MS TUCKER (12.14): The Greens will not be supporting Ms Dundas’s bill. We will be supporting the government’s bill. We had a committee inquiry looking at this issue that made a number of recommendations and the government’s bill has picked up most of the changes recommended by that inquiry. The main points of difference between Ms Dundas’s approach and that of the committee, and now the government, were the issues of unforeseeability, return of funds and urgency.
In brief, the committee recommended that the government’s proposed amendments to the Financial Management Act should:
(a) provide for urgent and unforeseen expenditure, and where there is an error in omission or the understatement of other appropriations;
(b) include the Commonwealth’s definition of urgency;
(c) define expenditure as:
(i) entering into a contract to make a payment for goods or services; or
(ii) entering into a contract to make a payment of a grant or subsidy; or
(iii) entering into a contract to make a payment for a capital injection.
(d) provide for the return of “unspent” funds to the Territory’s Banking Account by 30 June each year;
(e) provide that Treasurer’s Advance authorisations be tabled in the…Assembly within 3 sitting days of issue and that this information be presented cumulatively, with a summary of total expenditures tabled at 30 June each year.

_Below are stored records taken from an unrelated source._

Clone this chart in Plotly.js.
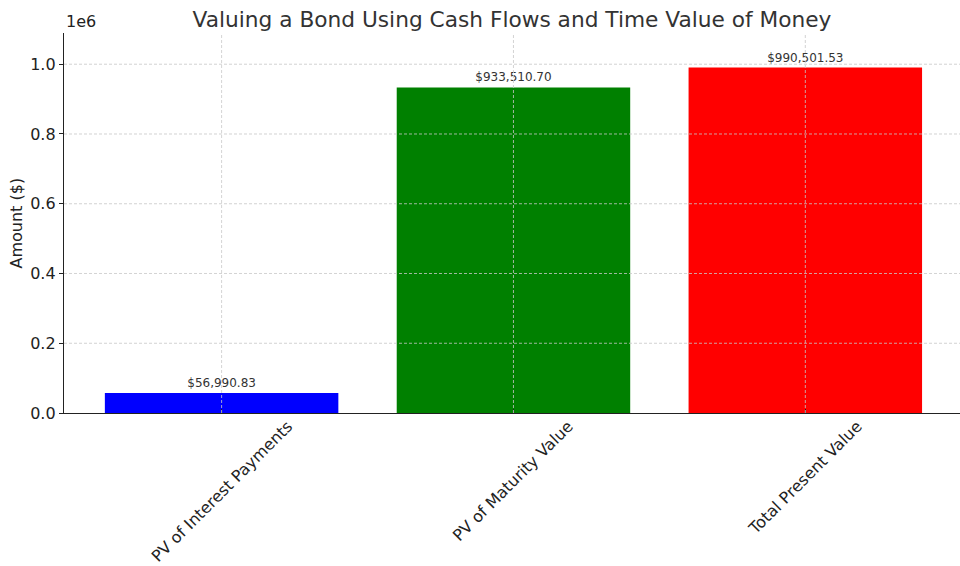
<!DOCTYPE html>
<html>
<head>
<meta charset="utf-8">
<script src="https://cdn.plot.ly/plotly-3.0.1.min.js"></script>
<style>html,body{margin:0;padding:0;background:#fff;}#chart{width:960px;height:566px;}</style>
</head>
<body>
<div id="chart"></div>
<script>
const categories = ["PV of Interest Payments", "PV of Maturity Value", "Total Present Value"];
const amounts = [56990.83, 933510.70, 990501.53];
const barColors = ["blue", "green", "red"];
const yTickVals = [0, 200000, 400000, 600000, 800000, 1000000];
const yTickText = ["0.0", "0.2", "0.4", "0.6", "0.8", "1.0"];
const barLabels = amounts.map(v => "$" + v.toLocaleString("en-US", {minimumFractionDigits: 2, maximumFractionDigits: 2}));
const xPositions = categories.map((c, i) => i);

const font = "DejaVu Sans, sans-serif";
const gridStyle = {color: "#c8c8c8", width: 0.8, dash: "3px,2px"};

const trace = {
  type: "bar",
  x: xPositions,
  y: amounts,
  width: 0.8,
  marker: {color: barColors, line: {width: 0}},
  text: barLabels,
  textposition: "outside",
  textfont: {family: font, size: 12, color: "#333333"},
  cliponaxis: false,
  hoverinfo: "skip"
};

const shapes = [];
yTickVals.forEach(v => {
  if (v === 0) return;
  shapes.push({type: "line", xref: "paper", yref: "y", x0: 0, x1: 1, y0: v, y1: v, line: gridStyle, layer: "above"});
});
xPositions.forEach(v => {
  shapes.push({type: "line", xref: "x", yref: "paper", x0: v, x1: v, y0: 0, y1: 1, line: gridStyle, layer: "above"});
});

const annotations = [{
  text: "1e6", xref: "paper", yref: "paper", x: 0, y: 1, xanchor: "left", yanchor: "bottom",
  showarrow: false, font: {family: font, size: 16, color: "#222"}, yshift: 0
}, {
  text: "Amount ($)", xref: "paper", yref: "paper", x: 0, y: 0.5, xanchor: "right", yanchor: "middle",
  xshift: -37, textangle: -90, showarrow: false, font: {family: font, size: 16, color: "#222"}
}];
categories.forEach((c, i) => {
  annotations.push({
    text: c, xref: "x", yref: "paper", x: xPositions[i], y: 0, xanchor: "center", yanchor: "top",
    yshift: -1, textangle: -45, showarrow: false, font: {family: font, size: 16, color: "#222"}
  });
});

const layout = {
  width: 960, height: 566,
  margin: {l: 64, r: 0, t: 33, b: 153},
  paper_bgcolor: "#fff", plot_bgcolor: "#fff",
  font: {family: font, color: "#222"},
  title: {text: "Valuing a Bond Using Cash Flows and Time Value of Money",
          font: {family: font, size: 21.7, color: "#333"},
          x: 0.5, xref: "paper", xanchor: "center", yref: "paper", y: 1, yanchor: "bottom", pad: {b: 6}},
  xaxis: {
    range: [-0.54, 2.53],
    tickvals: xPositions, ticktext: categories.map(() => ""),
    showgrid: false,
    ticks: "inside", ticklen: 4, tickcolor: "#222",
    showline: true, linecolor: "#222", linewidth: 1.2,
    zeroline: false, fixedrange: true
  },
  yaxis: {
    range: [0, 1089551.7],
    tickvals: yTickVals, ticktext: yTickText,
    tickfont: {family: font, size: 16, color: "#222"},
    showgrid: false,
    ticks: "outside", ticklen: 4, tickcolor: "#222",
    showline: true, linecolor: "#222", linewidth: 1.2,
    zeroline: false, fixedrange: true
  },
  shapes: shapes,
  annotations: annotations,
  showlegend: false
};

Plotly.newPlot("chart", [trace], layout, {displayModeBar: false, staticPlot: true});
</script>
</body>
</html>
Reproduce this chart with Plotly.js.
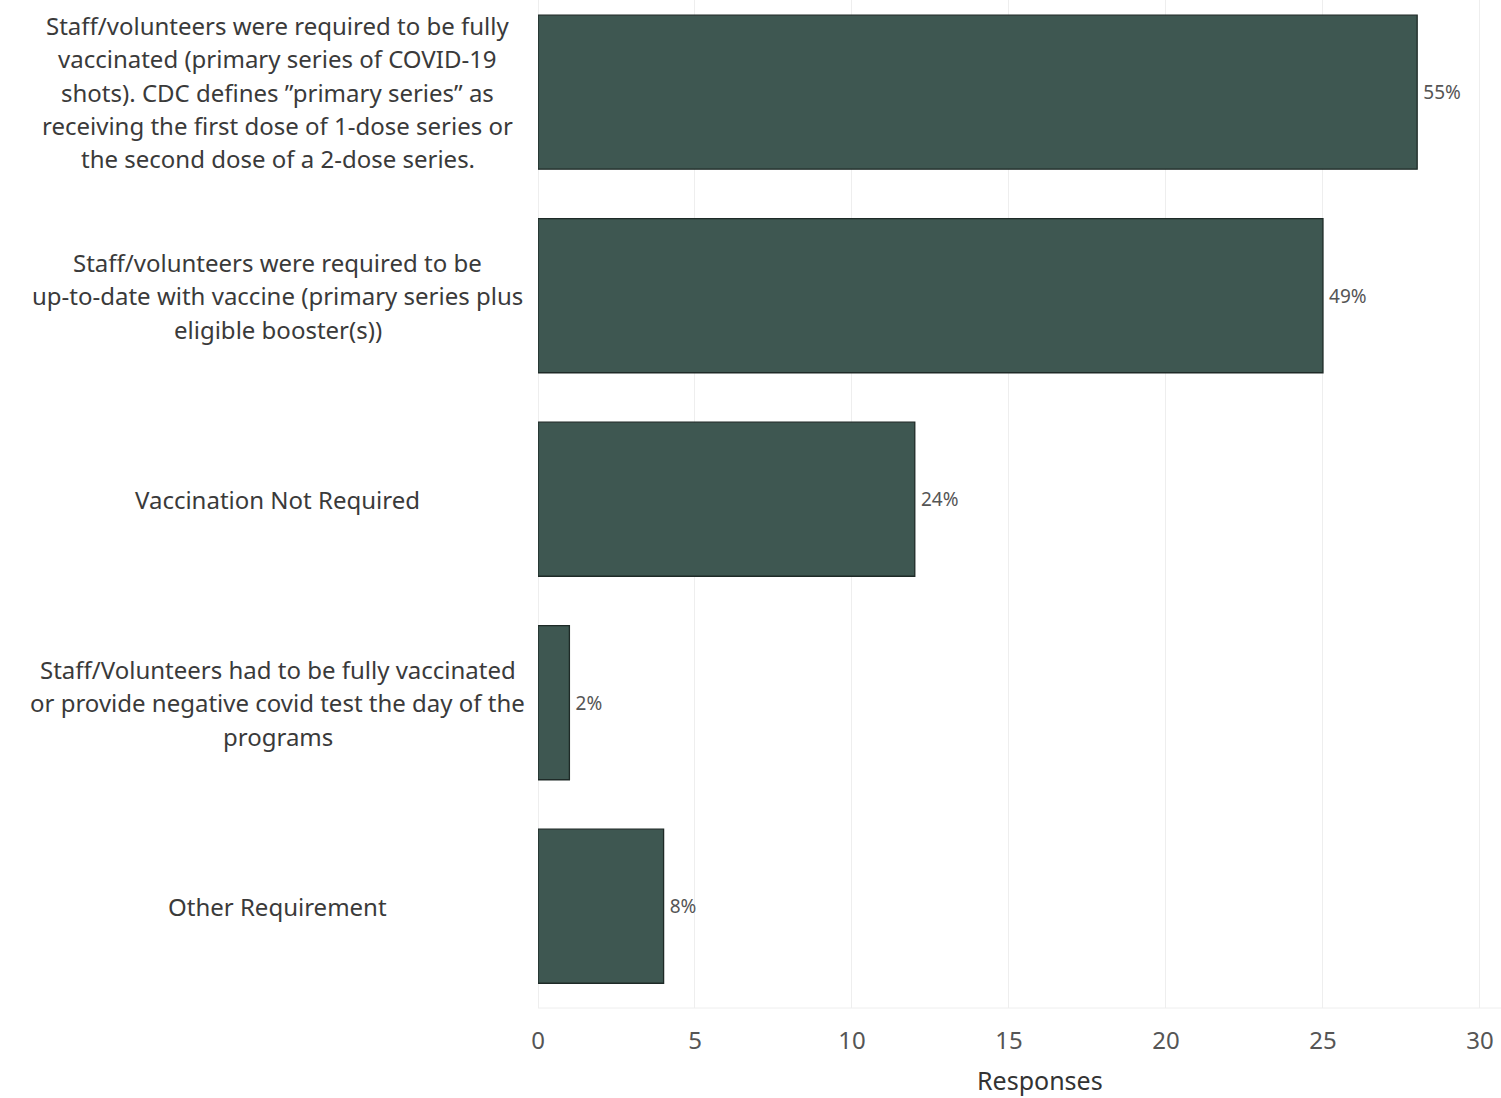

We did not make the recommendation to deal specifically with the question of who in government is required to foresee the need for the expenditure. However, the report did include several points of view on this matter. The Auditor-General, in particular, made some interesting comments that were quoted in the committee’s report. Basically, she said:
I think the unforeseeable test is actually quite confusing because it can be foreseen by most Chief Executives throughout the year about cost pressure and so on, but as the Treasurer advised, because you’ve foreseen the need of the cost pressure, but at the time you don’t know if you could use other mechanisms to take care of it, or you don’t know the certainty of when that will happen or you don’t even know the quantity of it to be accurately advised to Government.
Hence in many cases, if you’re really strict in the terms of the foreseeable test, then most of the need can be foreseen by the Chief Executive running the department. So that test is quite confusing in terms of foreseeable by whom, foreseeable at what time, is it before the Appropriation Bill No 1, i.e., the first one, or supplementary bill. So if you would like to ensure that the Treasurer’s Advance is limited for urgency or urgent need for expenditure, then that test, the unforeseeable test, may or may not be required.
To keep the unforeseen test is not helpful [because] Chief Executives foresee some of these things already, but if they do that then they are in breach of the law by asking for Treasurer’s Advance later. So it doesn’t work in practice. So…the urgency test would be a better test to apply and remove the foreseeable test.
As I understand it, the problem is that, if you include chief executives of the department and Treasury, along with the minister for that area, then you are saying that the need for expenditure must not have been foreseen at basically any stage of the budgeting process.